Acciaierie Venete fa capo alla famiglia Banzato. Gianfranco apre nel 1957 il primo stabilimento industriale di «riciclaggio» dei rottami: oggi conta 11 strutture di produzione fra Lombardia, Trentino, Emilia e Nord Est più l’ufficio commerciale a Zurigo. Il gruppo dichiara 1,2 milioni di tonnellate d’acciaio all’anno. Al vertice come presidente e amministratore delegato Alessandro Banzato, 56 anni, già vice presidente di Confindustria Veneto e presidente in pectore di Federacciai (designato giusto un mese fa a Milano come successore di Antonio Gozzi). Una dinastia che però non cancella l’altra storia della «piccola Ilva» di Padova. Fumi, rumori e scorie hanno accompagnato le decennali proteste dei residenti fra Camin e Ponte San Nicolò. Del resto, solo nel 1999 Luciano Gallo della Fiom riuscì a far varcare al sindacato i cancelli dell’azienda. E dall’acciaieria della famiglia Banzato spuntano altre due notizie sintomatiche finite in archivio: l’incendio del parco rottami e il blocco di un treno dall’Ucraina con materiale radioattivo.
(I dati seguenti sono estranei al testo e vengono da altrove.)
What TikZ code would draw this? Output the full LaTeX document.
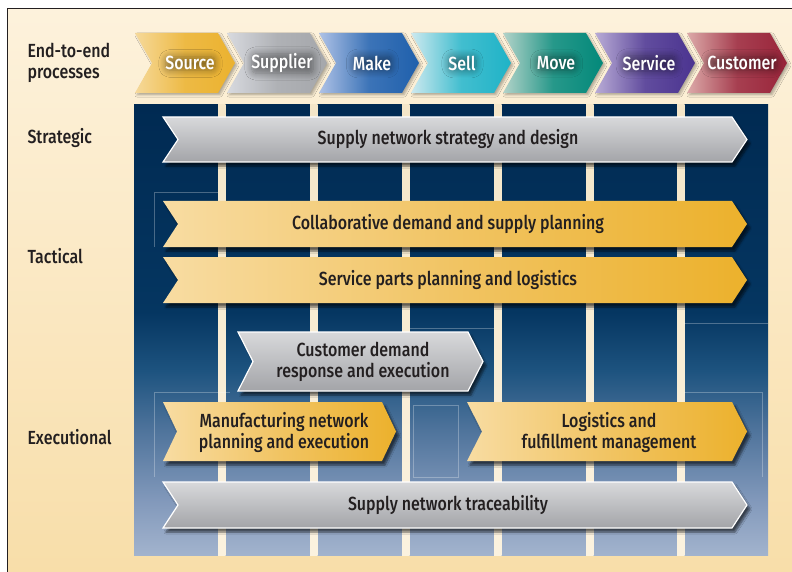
\documentclass[tikz,border=0pt]{standalone}
\usepackage{fontspec}
\setmainfont{Fira Sans}[UprightFont=* Medium, FakeStretch=0.84]
\usetikzlibrary{shadows.blur}

\definecolor{ink}{HTML}{231F20}
\definecolor{paperlt}{HTML}{FDF2DC}
\definecolor{paperdk}{HTML}{F8DEA9}
\definecolor{stripetop}{HTML}{F4E6C8}
\definecolor{stripebot}{HTML}{FBF2DF}
% panel colours, bottom to top
\definecolor{panlow}{HTML}{A2B3CD}
\definecolor{panlite}{HTML}{8299BB}
\definecolor{panmid}{HTML}{4E739B}
\definecolor{pansea}{HTML}{1D537F}
\definecolor{pandeep}{HTML}{053661}
\definecolor{pantop}{HTML}{002A52}
% bars
\definecolor{greylt}{HTML}{D8D9DB}
\definecolor{greydk}{HTML}{A3A4A8}
\definecolor{goldlt}{HTML}{F8DCA2}
\definecolor{goldmd}{HTML}{F1C463}
\definecolor{gold}{HTML}{ECB12C}
% process steps
\definecolor{srclt}{HTML}{F6D99A}\definecolor{src}{HTML}{EBB22F}
\definecolor{suplt}{HTML}{D8DADF}\definecolor{sup}{HTML}{A5A7AB}
\definecolor{makelt}{HTML}{AFC2E6}\definecolor{make}{HTML}{1F60AC}
\definecolor{selllt}{HTML}{CDE9EF}\definecolor{sell}{HTML}{1FB3C7}
\definecolor{movelt}{HTML}{B3D3C9}\definecolor{move}{HTML}{03897A}
\definecolor{servlt}{HTML}{B9ACD6}\definecolor{serv}{HTML}{4B3490}
\definecolor{custlt}{HTML}{DCAAA9}\definecolor{cust}{HTML}{99243A}

\pgfdeclareverticalshading{panelfill}{100bp}{color(0bp)=(panlow); color(25bp)=(panlow);
  color(31bp)=(panlite); color(39bp)=(panmid); color(45.5bp)=(pansea);
  color(52bp)=(pandeep); color(75bp)=(pantop); color(100bp)=(pantop)}

% chevron: left x, top y, body width, height, point depth
\newcommand{\chevron}[5]{(#1,#2) -- ++(#3,0) -- ++(#5,#4/2) -- ++(-#5,#4/2) -- ++(-#3,0) -- ++(#5,-#4/2) -- cycle}

\begin{document}
\begin{tikzpicture}[
  x=1pt, y=-1pt,
  font=\fontsize{19}{21}\selectfont,
  hd/.style 2 args={left color=#1, right color=#2, middle color=#2!80!#1,
    blur shadow={shadow xshift=2pt, shadow yshift=-2pt, shadow opacity=30, shadow blur steps=5}},
  hdlbl/.style={text=white, inner sep=0pt, rounded corners=4pt,
    blur shadow={shadow xshift=0.5pt, shadow yshift=-0.5pt, shadow opacity=40,
      shadow blur radius=7pt, shadow blur steps=10}},
  rowgrey/.style={top color=greylt, bottom color=greydk, draw=white, line width=1.2pt,
    blur shadow={shadow xshift=3pt, shadow yshift=-4pt, shadow opacity=60, shadow blur steps=6}},
  rowgold/.style={left color=goldlt, right color=gold, middle color=goldmd,
    blur shadow={shadow xshift=3pt, shadow yshift=-4pt, shadow opacity=60, shadow blur steps=6}},
  rowlbl/.style={text=ink, align=center},
  side/.style={anchor=west, align=left, text=ink},
  stripe/.style={top color=stripetop, bottom color=stripebot},
  ghost/.style={draw=white, draw opacity=0.28, line width=0.6pt}
]
\useasboundingbox (0,0) rectangle (792,572);
\fill[white] (0,0) rectangle (792,572);
\shade[top color=paperlt, bottom color=paperdk] (7.5,8.5) rectangle (792,572);
\draw[ink, line width=1.5pt] (792,8.5) -- (7.5,8.5) -- (7.5,572);

% dark panel and its column gaps
\shade[shading=panelfill] (134,105) rectangle (768,555);
\shade[stripe] (218,105) rectangle (225.5,555);
\shade[stripe] (310,105) rectangle (317.5,555);
\shade[stripe] (402,105) rectangle (409.5,555);
\shade[stripe] (494,105) rectangle (501.5,555);
\shade[stripe] (586,105) rectangle (593.5,555);
\shade[stripe] (677,105) rectangle (684.5,555);
\draw[ghost] (154,247) -- (154,192) -- (218,192);
\draw[ghost] (230,392) -- (154,392) -- (154,477);
\draw[ghost] (413,405) rectangle (458,477);
\draw[ghost] (410,328) -- (494,328);
\draw[ghost] (684,392) -- (762,392) -- (762,477);
\draw[ghost] (684,323) -- (768,323);

% end-to-end process steps
\path[hd={srclt}{src}] \chevron{135}{33}{83}{60}{17};
\path[hd={suplt}{sup}] \chevron{227}{33}{83}{60}{17};
\path[hd={makelt}{make}] \chevron{319}{33}{83}{60}{17};
\path[hd={selllt}{sell}] \chevron{411}{33}{83}{60}{17};
\path[hd={movelt}{move}] \chevron{503}{33}{83}{60}{17};
\path[hd={servlt}{serv}] \chevron{595}{33}{83}{60}{17};
\path[hd={custlt}{cust}] \chevron{687}{33}{83}{60}{17};
\node[hdlbl] (source) at (190,63) {Source};
\node[hdlbl] (supplier) at (282,63) {Supplier};
\node[hdlbl] (make) at (372,63) {Make};
\node[hdlbl] (sell) at (462,63) {Sell};
\node[hdlbl] (move) at (556,63) {Move};
\node[hdlbl] (service) at (649,63) {Service};
\node[hdlbl] (customer) at (742,63) {Customer};

% planning bars
\path[rowgrey] \chevron{163}{117}{569}{45}{15};
\path[rowgold] \chevron{163}{201}{569}{46}{15};
\path[rowgold] \chevron{163}{257}{569}{46}{15};
\path[rowgrey] \chevron{238}{332}{230}{59}{15};
\path[rowgold] \chevron{163}{402}{219}{59}{14};
\path[rowgold] \chevron{467}{402}{265}{59}{15};
\path[rowgrey] \chevron{163}{482}{569}{46}{15};
\node[rowlbl] (design) at (448,139.5) {Supply network strategy and design};
\node[rowlbl] (collab) at (448,224) {Collaborative demand and supply planning};
\node[rowlbl] (parts) at (448,280) {Service parts planning and logistics};
\node[rowlbl] (demand) at (363,362) {Customer demand\\response and execution};
\node[rowlbl] (mfg) at (284,432) {Manufacturing network\\planning and execution};
\node[rowlbl] (fulfil) at (609,432) {Logistics and\\fulfillment management};
\node[rowlbl] (trace) at (448,505) {Supply network traceability};

% level labels
\node[side] (e2e) at (24,62.5) {End-to-end\\processes};
\node[side] (strategic) at (24,138.5) {Strategic};
\node[side] (tactical) at (24,256) {Tactical};
\node[side] (exec) at (24,437.5) {Executional};
\end{tikzpicture}
\end{document}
Adesso il drammatico tonfo della «cesta» d’acciaio incandescente, con i tre operai affidati alle cure dei Centri grandi ustionati, riapre di fatto la «vertenza sicurezza» non solo all’interno dell’impianto di Riviera Francia. Ieri è proseguito lo sciopero nei sei stabilimenti del gruppo Acciaierie Venete con una manifestazione di solidarietà ai 4 colleghi e alle loro famiglie cui hanno partecipato rappresentanze di Toffac, Fonderie Zen e Parpas. Oggi è prevista un’analoga iniziativa in altre aziende metalmeccaniche: Megius, Carraro Drivetech, Carel, Alco e Dab.
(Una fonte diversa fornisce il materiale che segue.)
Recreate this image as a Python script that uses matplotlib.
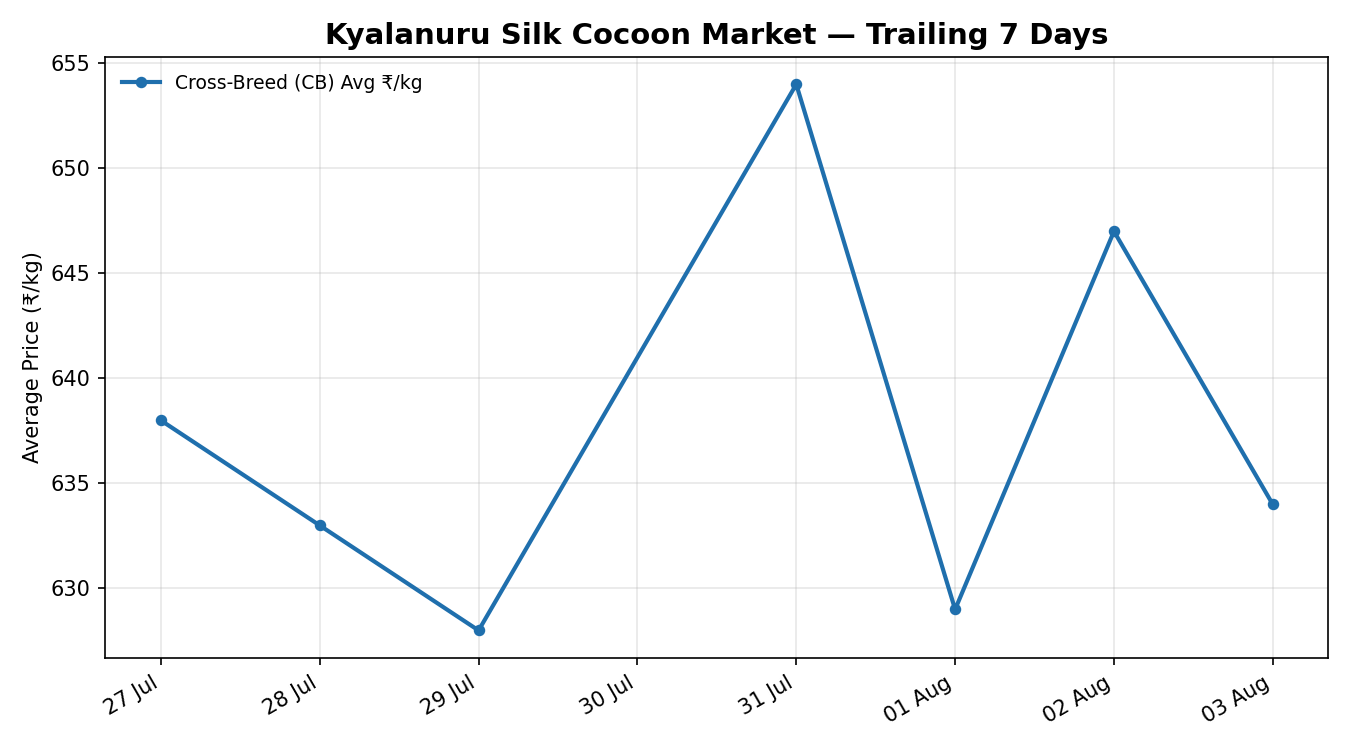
import numpy as np
import pandas as pd
import matplotlib
matplotlib.use("Agg")
import matplotlib.pyplot as plt
import matplotlib.dates as mdates

plt.rcParams["font.family"] = ["DejaVu Sans"]

# data (30 Jul has no market data)
dates = ["2024-07-27", "2024-07-28", "2024-07-29", "2024-07-31",
         "2024-08-01", "2024-08-02", "2024-08-03"]
cb_avg_price = [638, 633, 628, 654, 629, 647, 634]

x = pd.to_datetime(dates)

fig, ax = plt.subplots(figsize=(9, 5), dpi=150)
fig.subplots_adjust(left=0.078, right=0.984, top=0.924, bottom=0.123)

ax.plot(x, cb_avg_price, color="#1f6fad", linewidth=2.0, marker="o",
        markersize=4.5, label="Cross-Breed (CB) Avg ₹/kg")

ax.set_title("Kyalanuru Silk Cocoon Market — Trailing 7 Days",
             fontsize=14, fontweight="bold")
ax.set_ylabel("Average Price (₹/kg)", fontsize=10)
ax.grid(True, alpha=0.3)

ax.xaxis.set_major_locator(mdates.DayLocator())
ax.xaxis.set_major_formatter(mdates.DateFormatter("%d %b"))
ax.tick_params(labelsize=10)
plt.setp(ax.get_xticklabels(), rotation=30, ha="right")

ax.legend(loc="upper left", frameon=False, fontsize=9)

fig.savefig("out.png")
Stamattina nella sede della Camera del lavoro di via Longhin è annunciata Susanna Camusso. La segretaria generale della Cgil discuterà con i dirigenti padovani, le Rsu, i lavoratori della «priorità sicurezza nel lavoro», ma anche degli scenari che a Nord Est squadernano l’altra faccia della «ripresina». Sintomatica la presa di posizione di Loris Scarpa, segretario della Fiom Cgil di Padova: «Il come si lavora rappresenta l’unica priorità. Non possiamo permetterci più altre tragedie, non vogliamo più contare morti, feriti e invalidi. È necessario fermarci e ripensare profondamente a quali sono le ambizioni di un Paese evoluto e che vuole progredire. Perché dobbiamo lavorare in queste condizioni? Il lavoro, e non il mero contenimento dei costi, dovrebbe essere il segno del vero progresso. Questi fatti non riguardano più solo i sindacati e le imprese, ma chi vuole governare l’Italia».
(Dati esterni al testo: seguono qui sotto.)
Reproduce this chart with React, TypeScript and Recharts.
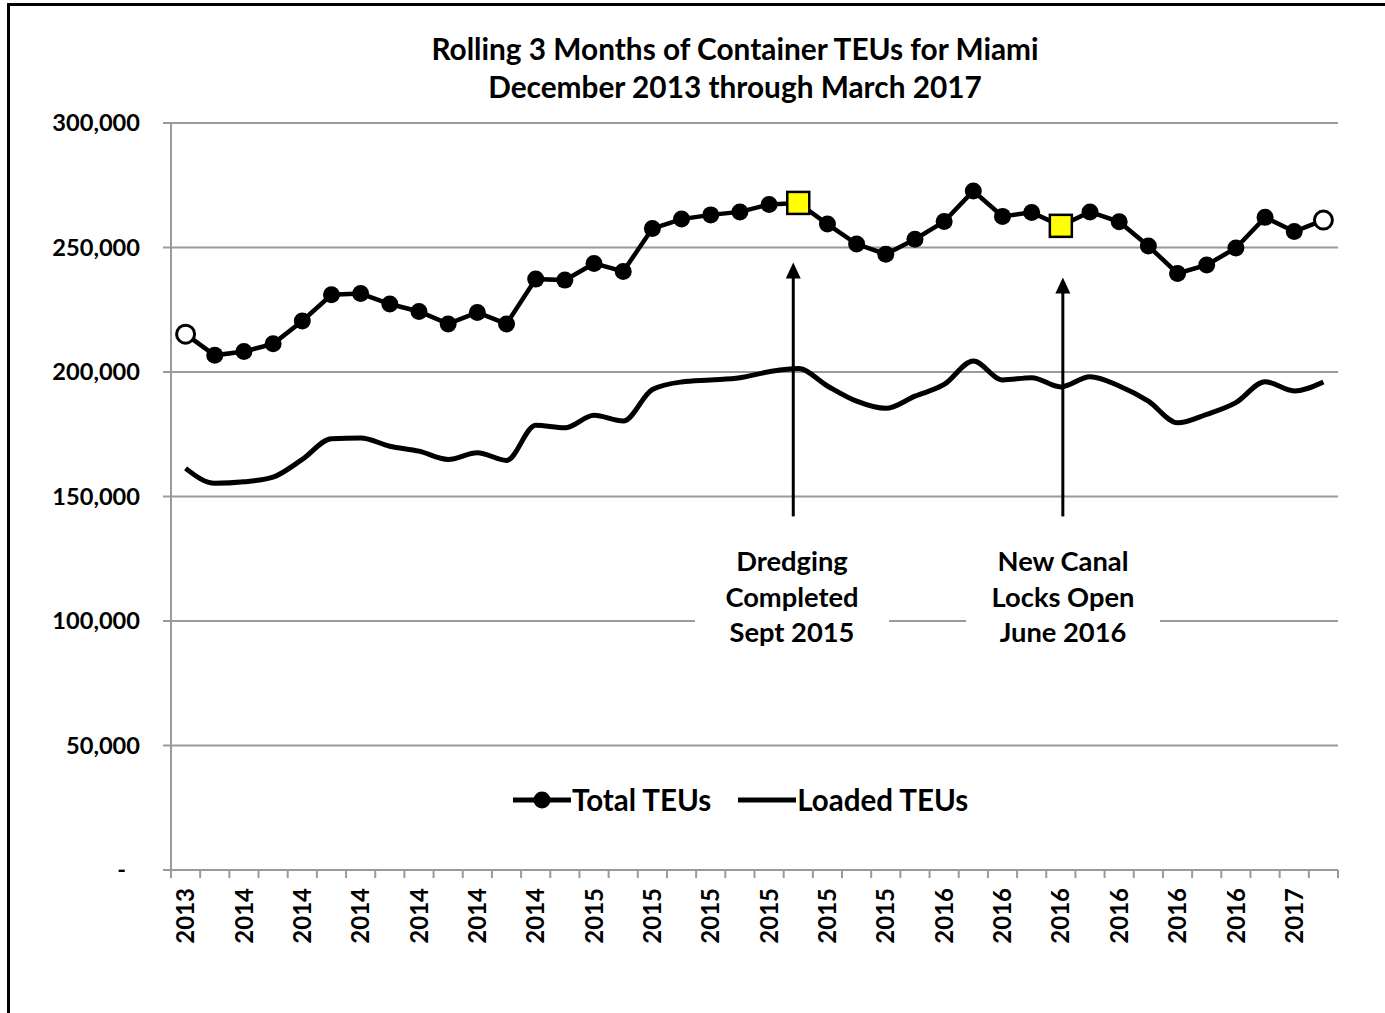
import { LineChart, Line, XAxis, YAxis, CartesianGrid, Legend, ReferenceLine } from "recharts";

// rolling 3-month periods, Dec 2013 .. Mar 2017
const months = [
  "Dec 2013", "Jan 2014", "Feb 2014", "Mar 2014", "Apr 2014", "May 2014", "Jun 2014", "Jul 2014",
  "Aug 2014", "Sep 2014", "Oct 2014", "Nov 2014", "Dec 2014", "Jan 2015", "Feb 2015", "Mar 2015",
  "Apr 2015", "May 2015", "Jun 2015", "Jul 2015", "Aug 2015", "Sep 2015", "Oct 2015", "Nov 2015",
  "Dec 2015", "Jan 2016", "Feb 2016", "Mar 2016", "Apr 2016", "May 2016", "Jun 2016", "Jul 2016",
  "Aug 2016", "Sep 2016", "Oct 2016", "Nov 2016", "Dec 2016", "Jan 2017", "Feb 2017", "Mar 2017",
];

const totalTeus = [
  215200, 206700, 208200, 211300, 220500, 231000, 231500, 227300,
  224300, 219300, 223900, 219300, 237300, 236900, 243600, 240400,
  257600, 261400, 263100, 264300, 267300, 267900, 259400, 251400,
  247300, 253300, 260400, 272700, 262500, 264100, 258700, 264300,
  260300, 250600, 239600, 243000, 249800, 262100, 256400, 261000,
];

const loadedTeus = [
  161300, 155300, 155900, 157800, 164900, 173200, 173500, 170200,
  168200, 164900, 167600, 164500, 178600, 177600, 182600, 180300,
  193000, 196000, 196800, 197700, 200100, 201400, 194400, 188300,
  185400, 190300, 195000, 204400, 196800, 197700, 194000, 198100,
  194400, 188300, 179600, 183000, 187700, 196100, 192400, 196000,
];

const yTicks = [0, 50000, 100000, 150000, 200000, 250000, 300000];

// marker highlights (indices into months)
const openMarkers = [0, 39];
const squareMarkers = [21, 30];

// annotation arrows
const arrowMonths = ["Sep 2015", "Jun 2016"];
const arrowBase = 142000;
const arrowTips = [244000, 238000];

const data = months.map((m, i) => ({ month: m, total: totalTeus[i], loaded: loadedTeus[i] }));

const FONT = "Lato, 'Open Sans', sans-serif";
const GRID = "#9a9a9a";
const BAND = (1338 - 171) / months.length;

function XTick(props: any) {
  const { x, y, payload, index } = props;
  const axisY = y - 18;
  const left = x - BAND / 2;
  return (
    <g>
      <line x1={left} x2={left} y1={axisY} y2={axisY + 8} stroke={GRID} strokeWidth={2} />
      {index === months.length - 1 && (
        <line x1={x + BAND / 2} x2={x + BAND / 2} y1={axisY} y2={axisY + 8} stroke={GRID} strokeWidth={2} />
      )}
      {index % 2 === 0 && (
        <text
          x={x}
          y={y}
          dy="0.36em"
          textAnchor="end"
          transform={`rotate(-90 ${x} ${y})`}
          fontFamily={FONT}
          fontWeight={700}
          fontSize={24}
          fill="#000"
        >
          {String(payload.value).split(" ")[1]}
        </text>
      )}
    </g>
  );
}

function YTick(props: any) {
  const { x, y, payload } = props;
  const v = payload.value as number;
  return (
    <text
      x={v === 0 ? x - 14 : x}
      y={y}
      dy="0.36em"
      textAnchor="end"
      fontFamily={FONT}
      fontWeight={700}
      fontSize={23.6}
      fill="#000"
    >
      {v === 0 ? "-" : v.toLocaleString("en-US")}
    </text>
  );
}

function TotalDot(p: any) {
  const { cx, cy, index } = p;
  if (squareMarkers.includes(index)) {
    return <rect key={`d${index}`} x={cx - 11} y={cy - 11} width={22} height={22} fill="#ffff00" stroke="#000" strokeWidth={2.5} />;
  }
  if (openMarkers.includes(index)) {
    return <circle key={`d${index}`} cx={cx} cy={cy} r={9} fill="#fff" stroke="#000" strokeWidth={3} />;
  }
  return <circle key={`d${index}`} cx={cx} cy={cy} r={8.5} fill="#000" />;
}

const arrowShape = (dx: number) => (p: any) => {
  const x = p.x1 + dx;
  const top = Math.min(p.y1, p.y2);
  const bottom = Math.max(p.y1, p.y2);
  return (
    <g>
      <line x1={x} x2={x} y1={bottom} y2={top + 14} stroke="#000" strokeWidth={3} />
      <polygon points={`${x},${top} ${x - 7.5},${top + 16} ${x + 7.5},${top + 16}`} fill="#000" />
    </g>
  );
};

function LegendContent() {
  const txt = { fontFamily: FONT, fontWeight: 700, fontSize: 29.5, color: "#000", lineHeight: "32px" };
  return (
    <div style={{ display: "flex", alignItems: "center" }}>
      <svg width={58} height={20}>
        <line x1={0} x2={58} y1={10} y2={10} stroke="#000" strokeWidth={5} />
        <circle cx={29} cy={10} r={8.5} fill="#000" />
      </svg>
      <span style={{ ...txt, marginLeft: 1, marginRight: 27 }}>Total TEUs</span>
      <svg width={58} height={20}>
        <line x1={0} x2={58} y1={10} y2={10} stroke="#000" strokeWidth={5} />
      </svg>
      <span style={{ ...txt, marginLeft: 1 }}>Loaded TEUs</span>
    </div>
  );
}

const noteStyle = {
  position: "absolute" as const,
  top: 543,
  width: 194,
  background: "#fff",
  textAlign: "center" as const,
  fontFamily: FONT,
  fontWeight: 700,
  fontSize: 27.3,
  lineHeight: "35.5px",
  color: "#000",
};

export default function App() {
  return (
    <div style={{ position: "absolute", left: 0, top: 0, width: 1385, height: 1013, background: "#fff", overflow: "hidden" }}>
      <div style={{ position: "absolute", left: 7, top: 3, width: 1400, height: 1030, border: "3px solid #000" }} />
      <div style={{ position: "absolute", left: 0, top: 0 }}>
        <LineChart width={1385} height={1013} data={data} margin={{ top: 123, right: 47, left: 0, bottom: 43 }}>
          <CartesianGrid vertical={false} stroke={GRID} strokeWidth={2} />
          <XAxis
            dataKey="month"
            interval={0}
            height={100}
            tickSize={8}
            tickMargin={10}
            tickLine={false}
            padding={{ left: BAND / 2, right: BAND / 2 }}
            axisLine={{ stroke: GRID, strokeWidth: 2 }}
            tick={<XTick />}
          />
          <YAxis
            width={171}
            domain={[0, 300000]}
            ticks={yTicks}
            interval={0}
            tickSize={8}
            tickMargin={23}
            tickLine={{ stroke: GRID, strokeWidth: 2 }}
            axisLine={{ stroke: GRID, strokeWidth: 2 }}
            tick={<YTick />}
          />
          <Line type="monotone" dataKey="loaded" name="Loaded TEUs" stroke="#000" strokeWidth={5} dot={false} activeDot={false} isAnimationActive={false} />
          <Line type="linear" dataKey="total" name="Total TEUs" stroke="#000" strokeWidth={4.5} dot={TotalDot} activeDot={false} isAnimationActive={false} />
          <ReferenceLine segment={[{ x: arrowMonths[0], y: arrowBase }, { x: arrowMonths[0], y: arrowTips[0] }]} shape={arrowShape(-5)} />
          <ReferenceLine segment={[{ x: arrowMonths[1], y: arrowBase }, { x: arrowMonths[1], y: arrowTips[1] }]} shape={arrowShape(2)} />
          <Legend
            verticalAlign="middle"
            layout="horizontal"
            content={<LegendContent />}
            wrapperStyle={{ top: 784, left: 513, width: 520, height: 32 }}
          />
        </LineChart>
      </div>
      <div
        style={{
          position: "absolute",
          left: 0,
          top: 30,
          width: 1470,
          textAlign: "center",
          fontFamily: FONT,
          fontWeight: 700,
          fontSize: 29.8,
          lineHeight: "38px",
          color: "#000",
        }}
      >
        Rolling 3 Months of Container TEUs for Miami
        <br />
        December 2013 through March 2017
      </div>
      <div style={{ ...noteStyle, left: 695 }}>
        Dredging
        <br />
        Completed
        <br />
        Sept 2015
      </div>
      <div style={{ ...noteStyle, left: 966 }}>
        New Canal
        <br />
        Locks Open
        <br />
        June 2016
      </div>
    </div>
  );
}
Sono agli atti le statistiche ufficiali dell’Inail: solo nei primi nove mesi del 2017 le denunce d’infortunio sul lavoro erano state 471.518. E nel quadrante Nord Est gli uffici avevano registrato un aumento di ben 1.900 casi di incidenti a lavoratori. La Cgil Veneto rilancia con dati più attuali e meno incoraggianti: «La nostra regione è al primo posto in Italia per morti sul lavoro con 29 incidenti mortali avvenuti dall’inizio di quest’anno. Le province di Verona e Treviso sono ancora in cima a questa triste classifica con 8 casi ciascuna, seguono Venezia con 6 morti bianche, 3 a Vicenza, 2 a Belluno, 1 a Padova e 1 a Rovigo».

Poi ci sarebbe l’altro aspetto del «modello economico veneto»: le conseguenze delle produzioni nel territorio. Ultimo esempio è il maxi-incendio divampato ieri pomeriggio a Oppeano (Verona) all’interno di un colorificio. La densa colonna di fumo era visibile da notevole distanza. Il sindaco Pierluigi Giaretta ha emesso un avviso di allerta, invitando la popolazione a tenere le finestre chiuse e a non uscire all’aria aperta. Spetta ai tecnici dell’Arpav valutare eventuali rischi ambientali.